* **Exercise**
All lines in the records below from the line with "Clone this diagram in TikZ." through the line with "(jS2) at (535,325);" are to be given again exactly, both ends included; the pictures are to be left out.

* Begin The input *

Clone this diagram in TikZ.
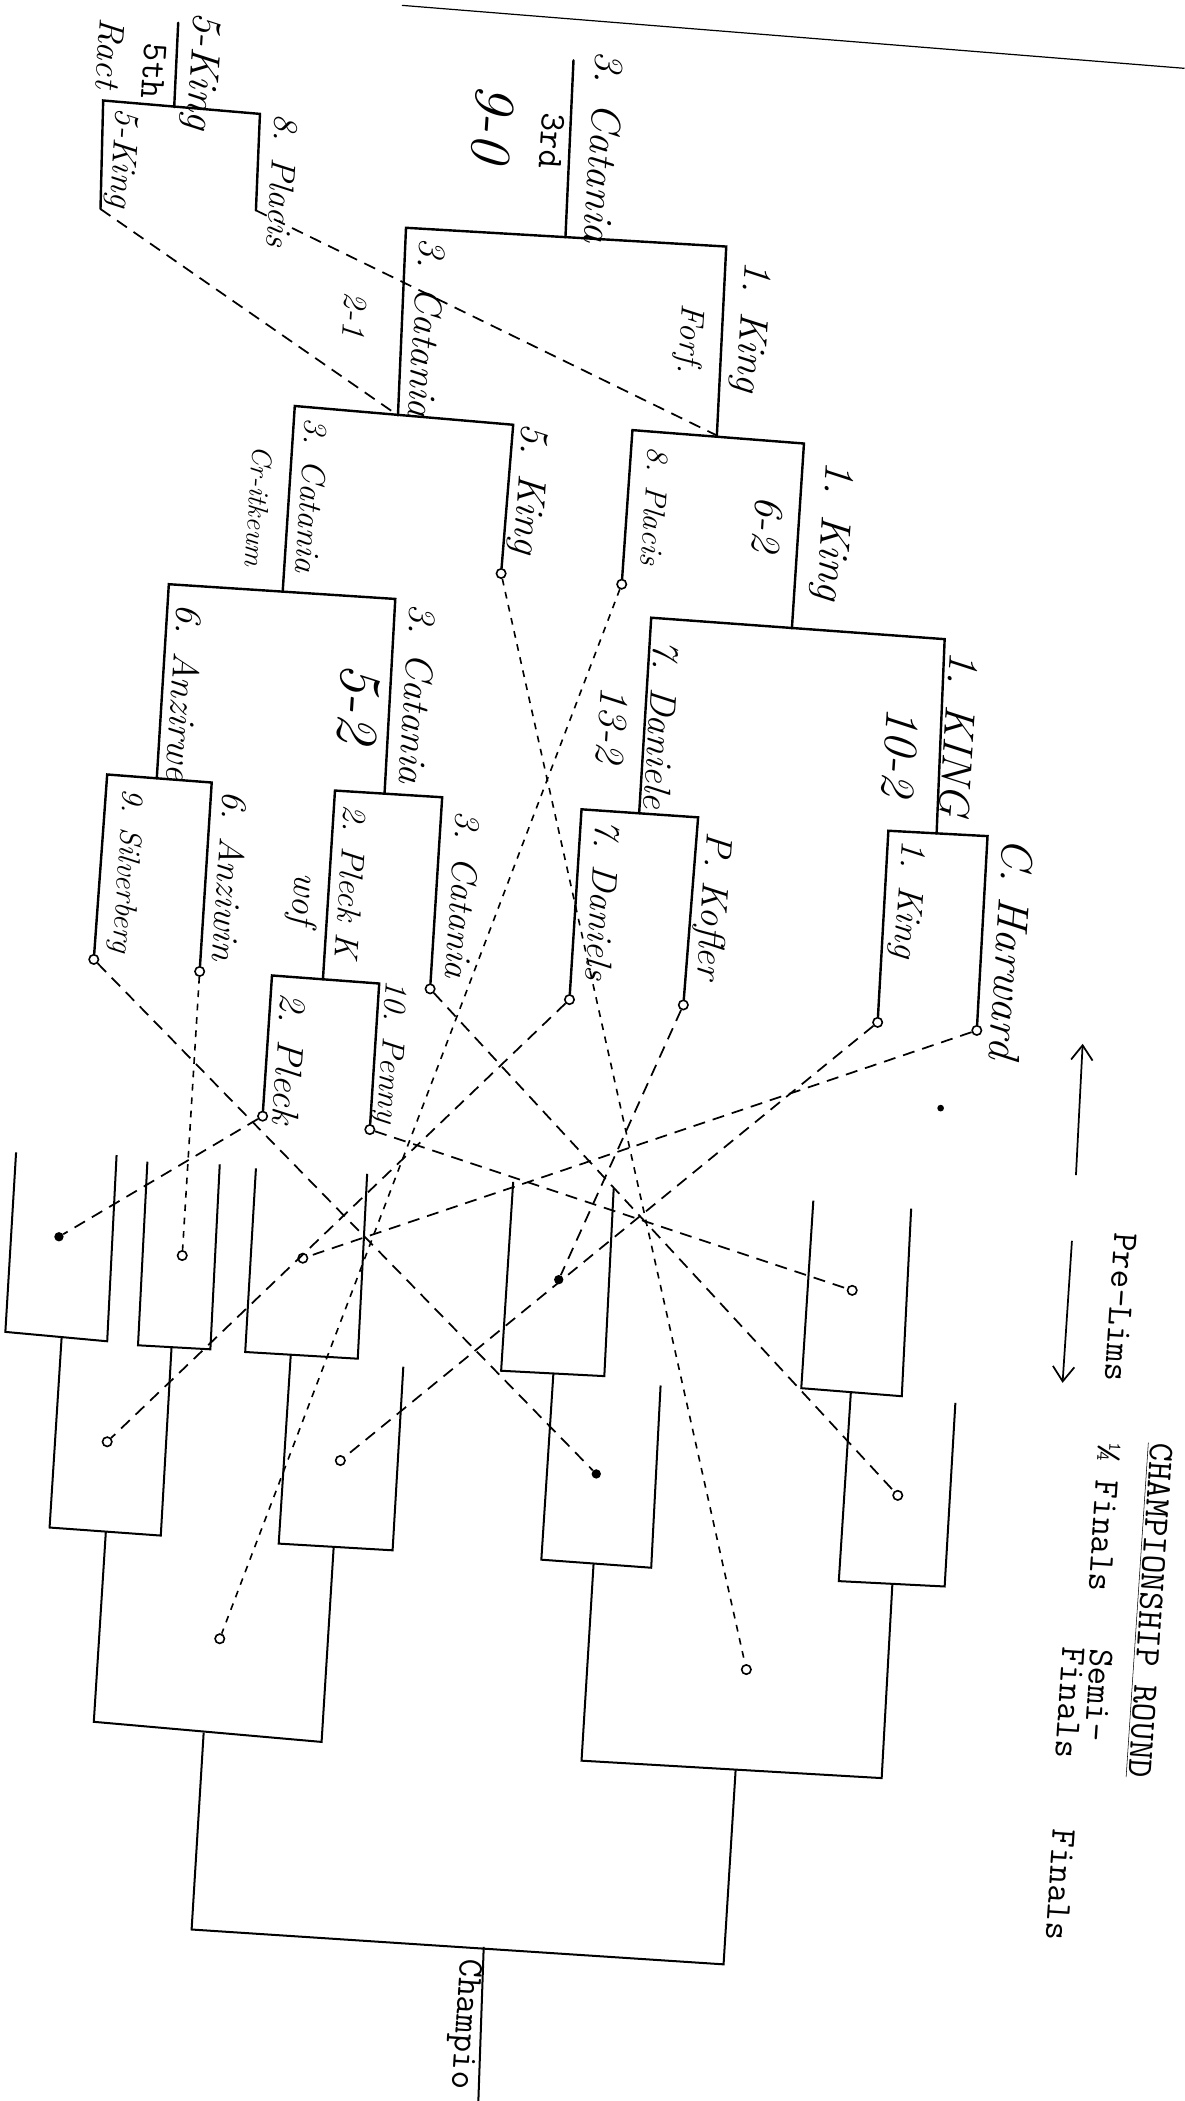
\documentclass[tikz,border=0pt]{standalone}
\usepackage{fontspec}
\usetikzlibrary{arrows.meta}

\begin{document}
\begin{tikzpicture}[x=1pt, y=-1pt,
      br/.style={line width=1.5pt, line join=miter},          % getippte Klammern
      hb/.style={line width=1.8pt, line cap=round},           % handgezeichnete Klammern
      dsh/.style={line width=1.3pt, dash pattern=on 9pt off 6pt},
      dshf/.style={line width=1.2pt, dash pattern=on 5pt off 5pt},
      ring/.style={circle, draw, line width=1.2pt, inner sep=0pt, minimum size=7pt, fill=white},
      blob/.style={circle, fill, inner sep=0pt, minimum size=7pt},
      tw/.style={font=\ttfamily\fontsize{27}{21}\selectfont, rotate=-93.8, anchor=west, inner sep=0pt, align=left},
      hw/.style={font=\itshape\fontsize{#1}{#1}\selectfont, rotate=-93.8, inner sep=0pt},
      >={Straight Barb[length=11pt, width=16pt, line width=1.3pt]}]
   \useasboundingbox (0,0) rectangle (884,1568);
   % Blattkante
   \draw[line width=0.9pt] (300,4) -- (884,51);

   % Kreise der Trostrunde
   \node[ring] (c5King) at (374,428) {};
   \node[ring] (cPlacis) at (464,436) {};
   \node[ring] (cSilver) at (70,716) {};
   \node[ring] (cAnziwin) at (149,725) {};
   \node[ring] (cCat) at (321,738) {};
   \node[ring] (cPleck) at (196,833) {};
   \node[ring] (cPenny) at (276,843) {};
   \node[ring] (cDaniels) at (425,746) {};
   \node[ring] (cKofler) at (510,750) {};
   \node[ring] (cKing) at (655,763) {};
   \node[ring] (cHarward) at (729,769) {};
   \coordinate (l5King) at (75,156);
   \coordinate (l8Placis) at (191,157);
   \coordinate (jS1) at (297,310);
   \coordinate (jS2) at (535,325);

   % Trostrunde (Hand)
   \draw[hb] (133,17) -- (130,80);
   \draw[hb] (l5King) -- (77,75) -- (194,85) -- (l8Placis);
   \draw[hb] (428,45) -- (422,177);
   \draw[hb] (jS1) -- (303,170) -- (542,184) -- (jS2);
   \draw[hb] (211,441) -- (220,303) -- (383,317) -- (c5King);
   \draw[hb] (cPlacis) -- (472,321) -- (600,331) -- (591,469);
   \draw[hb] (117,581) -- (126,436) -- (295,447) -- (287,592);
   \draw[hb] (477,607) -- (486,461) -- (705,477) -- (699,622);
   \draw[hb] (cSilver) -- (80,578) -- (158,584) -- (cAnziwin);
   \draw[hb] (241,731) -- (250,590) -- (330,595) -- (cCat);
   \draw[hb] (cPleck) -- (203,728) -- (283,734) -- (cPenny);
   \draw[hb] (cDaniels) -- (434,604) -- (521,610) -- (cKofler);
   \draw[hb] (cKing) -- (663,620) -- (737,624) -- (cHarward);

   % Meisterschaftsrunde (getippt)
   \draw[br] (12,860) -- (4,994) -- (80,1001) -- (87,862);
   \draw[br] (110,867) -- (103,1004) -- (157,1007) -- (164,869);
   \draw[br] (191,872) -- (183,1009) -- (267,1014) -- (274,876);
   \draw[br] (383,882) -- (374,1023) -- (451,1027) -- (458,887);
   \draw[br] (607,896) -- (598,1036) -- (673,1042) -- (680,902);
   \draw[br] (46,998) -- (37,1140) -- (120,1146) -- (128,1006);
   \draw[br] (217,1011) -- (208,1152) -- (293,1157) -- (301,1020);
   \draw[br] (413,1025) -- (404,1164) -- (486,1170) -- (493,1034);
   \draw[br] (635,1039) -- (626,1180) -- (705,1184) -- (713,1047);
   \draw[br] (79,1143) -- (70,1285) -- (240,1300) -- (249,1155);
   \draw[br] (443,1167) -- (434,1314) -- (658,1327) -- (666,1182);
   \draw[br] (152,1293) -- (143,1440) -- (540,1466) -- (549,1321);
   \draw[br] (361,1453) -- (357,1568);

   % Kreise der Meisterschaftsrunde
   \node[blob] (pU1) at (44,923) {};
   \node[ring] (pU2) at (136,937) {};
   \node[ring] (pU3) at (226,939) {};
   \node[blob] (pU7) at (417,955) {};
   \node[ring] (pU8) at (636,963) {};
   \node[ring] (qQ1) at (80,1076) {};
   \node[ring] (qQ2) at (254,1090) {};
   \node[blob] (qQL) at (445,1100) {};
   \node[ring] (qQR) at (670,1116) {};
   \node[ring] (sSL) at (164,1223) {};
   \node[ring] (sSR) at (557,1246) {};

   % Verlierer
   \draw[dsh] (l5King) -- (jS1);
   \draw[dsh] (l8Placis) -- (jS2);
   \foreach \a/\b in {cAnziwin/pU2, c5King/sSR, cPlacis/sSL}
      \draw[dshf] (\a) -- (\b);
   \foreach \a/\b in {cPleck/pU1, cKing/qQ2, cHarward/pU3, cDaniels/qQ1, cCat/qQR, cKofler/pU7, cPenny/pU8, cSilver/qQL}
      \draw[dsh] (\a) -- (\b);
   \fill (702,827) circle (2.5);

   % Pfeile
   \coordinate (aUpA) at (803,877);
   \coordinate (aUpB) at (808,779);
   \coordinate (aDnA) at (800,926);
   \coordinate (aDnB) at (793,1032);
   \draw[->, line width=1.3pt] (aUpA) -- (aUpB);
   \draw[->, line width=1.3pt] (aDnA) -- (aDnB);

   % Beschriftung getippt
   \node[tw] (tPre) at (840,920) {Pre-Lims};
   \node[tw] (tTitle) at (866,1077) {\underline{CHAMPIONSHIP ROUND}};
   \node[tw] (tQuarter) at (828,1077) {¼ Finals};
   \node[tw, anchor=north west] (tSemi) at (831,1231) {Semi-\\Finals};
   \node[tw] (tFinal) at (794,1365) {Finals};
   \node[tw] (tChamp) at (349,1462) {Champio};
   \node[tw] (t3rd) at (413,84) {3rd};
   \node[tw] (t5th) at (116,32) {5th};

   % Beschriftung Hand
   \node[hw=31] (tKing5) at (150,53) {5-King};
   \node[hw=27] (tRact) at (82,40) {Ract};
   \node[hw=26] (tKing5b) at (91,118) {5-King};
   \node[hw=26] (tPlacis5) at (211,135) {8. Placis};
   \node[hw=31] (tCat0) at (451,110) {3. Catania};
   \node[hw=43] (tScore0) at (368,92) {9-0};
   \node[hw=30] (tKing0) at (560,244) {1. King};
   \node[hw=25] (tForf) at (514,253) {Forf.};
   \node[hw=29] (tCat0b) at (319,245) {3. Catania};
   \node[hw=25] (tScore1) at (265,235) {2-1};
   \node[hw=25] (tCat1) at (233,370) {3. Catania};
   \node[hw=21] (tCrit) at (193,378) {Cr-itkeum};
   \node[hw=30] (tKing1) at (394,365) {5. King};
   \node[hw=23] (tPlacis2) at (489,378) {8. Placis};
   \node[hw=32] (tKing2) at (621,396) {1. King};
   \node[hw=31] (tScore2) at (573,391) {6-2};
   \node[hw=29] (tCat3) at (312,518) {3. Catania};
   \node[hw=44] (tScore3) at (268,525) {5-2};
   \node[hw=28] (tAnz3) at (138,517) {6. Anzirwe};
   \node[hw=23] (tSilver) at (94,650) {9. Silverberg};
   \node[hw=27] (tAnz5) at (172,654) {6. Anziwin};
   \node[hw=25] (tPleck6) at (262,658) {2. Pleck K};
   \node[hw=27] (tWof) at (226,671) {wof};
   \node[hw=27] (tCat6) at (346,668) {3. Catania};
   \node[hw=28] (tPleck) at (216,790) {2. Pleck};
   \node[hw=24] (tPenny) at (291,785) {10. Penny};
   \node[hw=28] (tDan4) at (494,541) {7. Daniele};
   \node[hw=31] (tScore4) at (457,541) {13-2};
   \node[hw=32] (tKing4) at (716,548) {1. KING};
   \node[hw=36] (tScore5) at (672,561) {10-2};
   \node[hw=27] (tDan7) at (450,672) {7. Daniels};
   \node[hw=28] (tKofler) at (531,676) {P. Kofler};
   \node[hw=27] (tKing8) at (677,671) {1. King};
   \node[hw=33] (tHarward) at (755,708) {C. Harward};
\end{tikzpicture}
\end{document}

* End The input *
* Begin The input *

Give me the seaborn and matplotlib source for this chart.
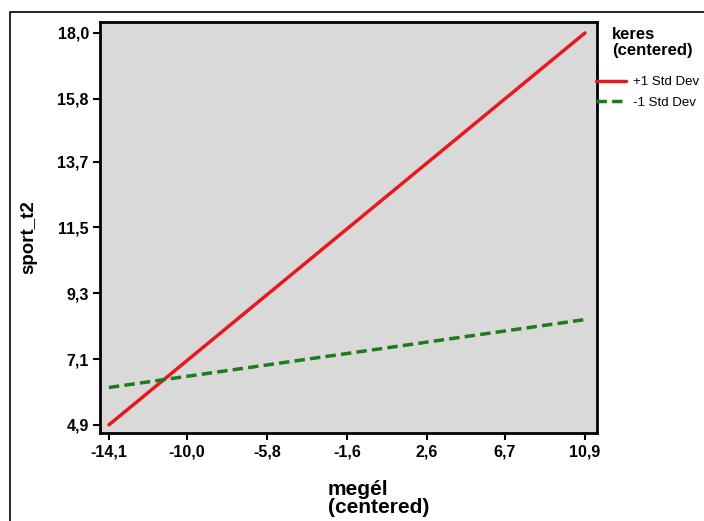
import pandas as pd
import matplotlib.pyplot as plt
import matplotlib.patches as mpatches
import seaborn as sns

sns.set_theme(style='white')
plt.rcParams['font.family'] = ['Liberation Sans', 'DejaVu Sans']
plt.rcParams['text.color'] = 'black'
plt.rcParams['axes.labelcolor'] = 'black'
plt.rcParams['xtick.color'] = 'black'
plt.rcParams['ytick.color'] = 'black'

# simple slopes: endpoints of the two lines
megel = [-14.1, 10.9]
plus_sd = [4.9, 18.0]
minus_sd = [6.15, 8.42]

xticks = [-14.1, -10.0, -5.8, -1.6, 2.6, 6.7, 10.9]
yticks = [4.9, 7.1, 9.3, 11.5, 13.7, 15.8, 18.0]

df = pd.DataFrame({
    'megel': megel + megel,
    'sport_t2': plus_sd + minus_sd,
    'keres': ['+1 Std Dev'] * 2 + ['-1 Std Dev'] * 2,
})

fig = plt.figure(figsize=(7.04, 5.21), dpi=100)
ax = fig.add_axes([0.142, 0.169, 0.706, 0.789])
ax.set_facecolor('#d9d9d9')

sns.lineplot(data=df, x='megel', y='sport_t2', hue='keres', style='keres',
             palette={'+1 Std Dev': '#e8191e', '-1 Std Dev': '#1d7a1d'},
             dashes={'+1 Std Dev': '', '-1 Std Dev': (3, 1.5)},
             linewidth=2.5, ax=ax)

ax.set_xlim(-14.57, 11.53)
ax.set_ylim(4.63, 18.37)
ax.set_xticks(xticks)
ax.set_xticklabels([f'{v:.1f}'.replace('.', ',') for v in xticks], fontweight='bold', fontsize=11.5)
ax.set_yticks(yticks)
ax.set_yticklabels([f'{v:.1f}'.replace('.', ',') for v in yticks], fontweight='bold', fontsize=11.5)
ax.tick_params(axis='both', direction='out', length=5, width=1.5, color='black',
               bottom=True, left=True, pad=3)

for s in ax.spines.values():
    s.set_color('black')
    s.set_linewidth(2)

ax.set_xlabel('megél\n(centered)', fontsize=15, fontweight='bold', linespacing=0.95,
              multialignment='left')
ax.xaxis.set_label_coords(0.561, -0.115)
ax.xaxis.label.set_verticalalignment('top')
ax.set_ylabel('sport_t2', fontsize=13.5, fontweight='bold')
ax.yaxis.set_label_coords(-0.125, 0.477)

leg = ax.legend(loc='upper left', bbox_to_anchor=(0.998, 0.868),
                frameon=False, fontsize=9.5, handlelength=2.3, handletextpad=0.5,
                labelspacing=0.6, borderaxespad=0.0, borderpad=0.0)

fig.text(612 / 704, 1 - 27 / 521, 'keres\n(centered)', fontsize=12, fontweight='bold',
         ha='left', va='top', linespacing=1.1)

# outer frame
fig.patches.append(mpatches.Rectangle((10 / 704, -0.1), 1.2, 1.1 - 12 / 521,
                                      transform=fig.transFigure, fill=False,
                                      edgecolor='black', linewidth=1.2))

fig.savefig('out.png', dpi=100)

* End The input *

* **Exercise answer**
Clone this diagram in TikZ.
\documentclass[tikz,border=0pt]{standalone}
\usepackage{fontspec}
\usetikzlibrary{arrows.meta}

\begin{document}
\begin{tikzpicture}[x=1pt, y=-1pt,
      br/.style={line width=1.5pt, line join=miter},          % getippte Klammern
      hb/.style={line width=1.8pt, line cap=round},           % handgezeichnete Klammern
      dsh/.style={line width=1.3pt, dash pattern=on 9pt off 6pt},
      dshf/.style={line width=1.2pt, dash pattern=on 5pt off 5pt},
      ring/.style={circle, draw, line width=1.2pt, inner sep=0pt, minimum size=7pt, fill=white},
      blob/.style={circle, fill, inner sep=0pt, minimum size=7pt},
      tw/.style={font=\ttfamily\fontsize{27}{21}\selectfont, rotate=-93.8, anchor=west, inner sep=0pt, align=left},
      hw/.style={font=\itshape\fontsize{#1}{#1}\selectfont, rotate=-93.8, inner sep=0pt},
      >={Straight Barb[length=11pt, width=16pt, line width=1.3pt]}]
   \useasboundingbox (0,0) rectangle (884,1568);
   % Blattkante
   \draw[line width=0.9pt] (300,4) -- (884,51);

   % Kreise der Trostrunde
   \node[ring] (c5King) at (374,428) {};
   \node[ring] (cPlacis) at (464,436) {};
   \node[ring] (cSilver) at (70,716) {};
   \node[ring] (cAnziwin) at (149,725) {};
   \node[ring] (cCat) at (321,738) {};
   \node[ring] (cPleck) at (196,833) {};
   \node[ring] (cPenny) at (276,843) {};
   \node[ring] (cDaniels) at (425,746) {};
   \node[ring] (cKofler) at (510,750) {};
   \node[ring] (cKing) at (655,763) {};
   \node[ring] (cHarward) at (729,769) {};
   \coordinate (l5King) at (75,156);
   \coordinate (l8Placis) at (191,157);
   \coordinate (jS1) at (297,310);
   \coordinate (jS2) at (535,325);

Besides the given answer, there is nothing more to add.